また、車両用シート30では、バタフライ弁32E、34Eにて引張り、圧縮の荷重差を設定する例を示したが、例えばシリンダ32A、34Aとピストン32B、34Bとの間に形成した斜面とコロより成るワンウェイクラッチにて荷重差を設定する構成としても良い。また、実施形態の如く変形(永久変形)される単一部材で上下の緩衝構造を構成する場合において、該緩衝構造の材質や形状は各種変更可能であることは言うまでもない。例えば、車両前後方向に開口する筒状部材を上下の緩衝構造として採用することができる。また、上側緩衝構造と下側緩衝構造は、同様に構成されるものには限られず、例えば上側エネルギ吸収材16と下側エネルギ吸収ダンパ34との組み合わせなども可能である。
さらに、上記した実施形態及び変形例では、本発明が車両用シート10、30に適用された例を示したが、本発明はこれに限定されず、本発明に係る搭乗物保護装置は、各種の乗物用シート等に適用可能である。
10 車両用シート(搭乗物保護装置)
12 車体側シート(基部)
14 可動側シート(搭乗物支持体)
16 上側エネルギ吸収材(上側緩衝構造)
18 下側エネルギ吸収材(下側緩衝構造)
20 シートガイド構造(ガイド構造)
30 車両用シート
32 上側エネルギ吸収ダンパ(上側緩衝構造)
34 下側エネルギ吸収ダンパ(下側緩衝構造)
P 搭乗物

Claims (5)

  1. 乗物本体に支持された基部と、
    前記基部に対する前記乗物の前記後方向の前側に配置され、搭乗物を前記乗物上下方向の下側及び該乗物の前記後方向の後側から支持する搭乗物支持体と、
    前記搭乗物支持体における前記乗物の上下方向の上側部分と前記基部との間に介在され、該搭乗物支持体が前記基部から離間する方向よりも該搭乗物支持体が該基部に近接する方向に変形されやすい上側緩衝構造と、
    前記搭乗物支持体における前記乗物の上下方向の下側部分と前記基部との間に介在され、該搭乗物支持体が前記基部に近接する方向には前記上側緩衝構造よりも変形されにくく、該搭乗物支持体が該基部から離間する方向には前記上側緩衝構造よりも変形されやすい下側緩衝構造と、
    を備えた搭乗物保護装置。
  2. 前記搭乗物支持体が前記基部に対し前記乗物の上下方向の下方へ相対変位することを規制するガイド構造をさらに備えた請求項1記載の搭乗物保護装置。
  3. 前記上側緩衝構造及び下側緩衝構造の少なくとも一方は、所定値以上の荷重によって変形された場合に変形された状態が維持されるように構成されている請求項1又は請求項2記載の搭乗物保護装置。

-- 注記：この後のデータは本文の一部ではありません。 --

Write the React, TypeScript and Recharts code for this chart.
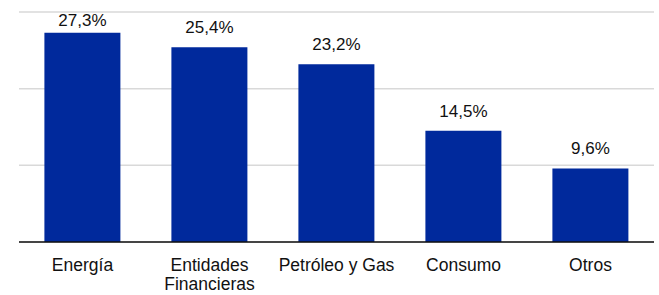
import { BarChart, Bar, XAxis, YAxis, CartesianGrid, LabelList } from 'recharts'

const categories = ['Energía', 'Entidades\nFinancieras', 'Petróleo y Gas', 'Consumo', 'Otros']
const weights = [27.3, 25.4, 23.2, 14.5, 9.6]
const yTicks = [0, 10, 20, 30]

const data = categories.map((name, i) => ({ name, value: weights[i] }))

const FONT = '"Liberation Sans", Arial, sans-serif'

function CategoryTick({ x, y, payload }: any) {
  const lines = String(payload.value).split('\n')
  return (
    <text x={x} y={y + 21} textAnchor="middle" fontFamily={FONT} fontSize={17.5} fill="#111">
      {lines.map((l, i) => (
        <tspan key={i} x={x} dy={i === 0 ? 0 : 18.5}>{l}</tspan>
      ))}
    </text>
  )
}

// value label sits ~14px above the bar, but never above the plot top
function ValueLabel({ x, y, width, value }: any) {
  const baseline = Math.max(y - 14, 26)
  return (
    <text x={x + width / 2} y={baseline} textAnchor="middle" fontFamily={FONT} fontSize={17} fill="#111">
      {`${String(value).replace('.', ',')}%`}
    </text>
  )
}

export default function App() {
  return (
    <div style={{ position: 'absolute', left: 0, top: 0, background: '#fff' }}>
      <BarChart
        width={659}
        height={295}
        data={data}
        margin={{ top: 12, right: 5, bottom: 0, left: 19 }}
        barCategoryGap="20%"
      >
        <CartesianGrid vertical={false} stroke="#d9d9d9" strokeWidth={1.5} />
        <YAxis hide domain={[0, 30]} ticks={yTicks} />
        <XAxis
          dataKey="name"
          height={53}
          axisLine={{ stroke: '#111', strokeWidth: 1.5 }}
          tickLine={false}
          tick={<CategoryTick />}
          interval={0}
        />
        <Bar dataKey="value" fill="#00299c" isAnimationActive={false}>
          <LabelList dataKey="value" content={<ValueLabel />} />
        </Bar>
      </BarChart>
    </div>
  )
}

  4. 前記上側緩衝構造は、径方向に沿った引張方向よりも径方向に沿った圧縮方向に変形されやすい円筒状部材であり、前記乗物の前後方向の後側で前記基部に連結されると共に、前記乗物の前後方向の前側で前記搭乗物支持体に連結されている請求項1〜請求項3の何れか1項記載の搭乗物保護装置。

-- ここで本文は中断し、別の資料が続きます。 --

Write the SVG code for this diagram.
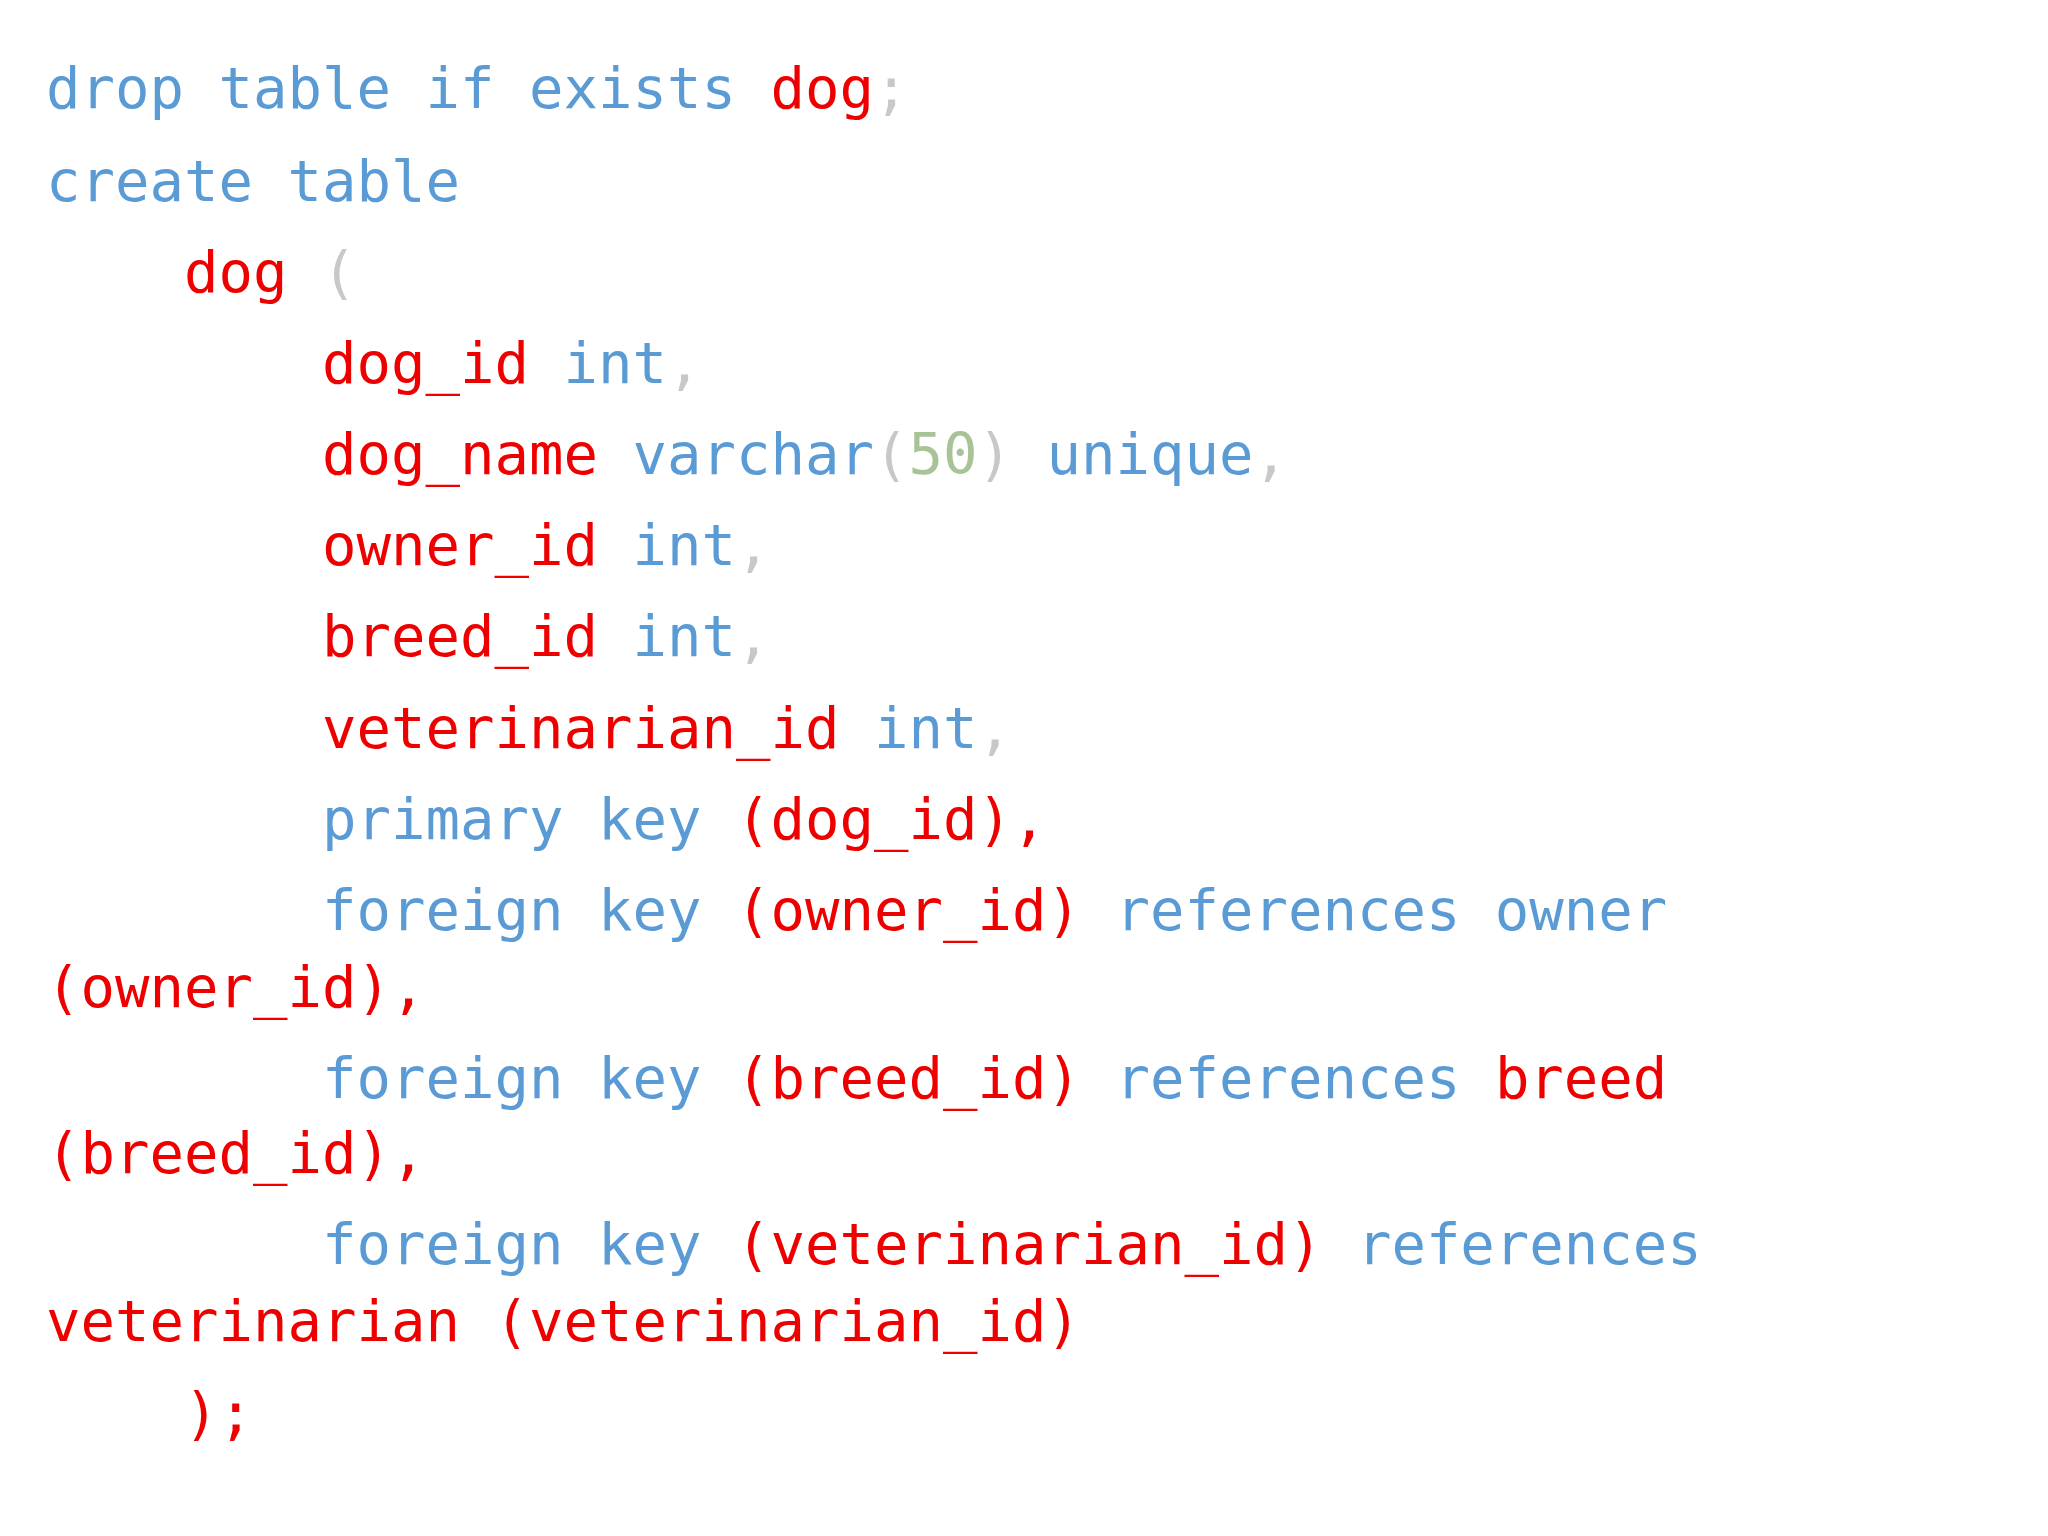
<svg xmlns="http://www.w3.org/2000/svg" width="2048" height="1536" viewBox="0 0 2048 1536">
<style>
text{font-family:"DejaVu Sans Mono","Liberation Mono",monospace;font-size:57.3px;white-space:pre}
.k{fill:#5B9BD5}.r{fill:#EE0000}.g{fill:#C8C8C8}.n{fill:#A8C496}
</style>
<rect width="2048" height="1536" fill="#fff"/>
<g id="code" xml:space="preserve" transform="translate(0,-4)">
<text x="46" y="112"><tspan class="k">drop table if exists </tspan><tspan class="r">dog</tspan><tspan class="g">;</tspan></text>
<text x="46" y="205"><tspan class="k">create table</tspan></text>
<text x="184" y="296"><tspan class="r">dog</tspan><tspan class="g"> (</tspan></text>
<text x="322" y="387"><tspan class="r">dog_id</tspan><tspan class="k"> int</tspan><tspan class="g">,</tspan></text>
<text x="322" y="478"><tspan class="r">dog_name</tspan><tspan class="k"> varchar</tspan><tspan class="g">(</tspan><tspan class="n">50</tspan><tspan class="g">)</tspan><tspan class="k"> unique</tspan><tspan class="g">,</tspan></text>
<text x="322" y="569"><tspan class="r">owner_id</tspan><tspan class="k"> int</tspan><tspan class="g">,</tspan></text>
<text x="322" y="660"><tspan class="r">breed_id</tspan><tspan class="k"> int</tspan><tspan class="g">,</tspan></text>
<text x="322" y="752"><tspan class="r">veterinarian_id</tspan><tspan class="k"> int</tspan><tspan class="g">,</tspan></text>
<text x="322" y="843"><tspan class="k">primary key </tspan><tspan class="r">(dog_id),</tspan></text>
<text x="322" y="934"><tspan class="k">foreign key </tspan><tspan class="r">(owner_id)</tspan><tspan class="k"> references owner</tspan></text>
<text x="46" y="1011"><tspan class="r">(owner_id),</tspan></text>
<text x="322" y="1102"><tspan class="k">foreign key </tspan><tspan class="r">(breed_id)</tspan><tspan class="k"> references </tspan><tspan class="r">breed</tspan></text>
<text x="46" y="1177"><tspan class="r">(breed_id),</tspan></text>
<text x="322" y="1268"><tspan class="k">foreign key </tspan><tspan class="r">(veterinarian_id)</tspan><tspan class="k"> references</tspan></text>
<text x="46" y="1345"><tspan class="r">veterinarian (veterinarian_id)</tspan></text>
<text x="184" y="1437"><tspan class="r">);</tspan></text>
</g>
</svg>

  5. 前記下側緩衝構造は、径方向に沿った引張方向よりも径方向に沿った圧縮方向に変形されやすい円筒状部材であり、前記乗物の前後方向の前側で前記基部に連結されると共に、前記乗物の前後方向の後側で前記搭乗物支持体に連結されている請求項1〜請求項4の何れか1項記載の搭乗物保護装置。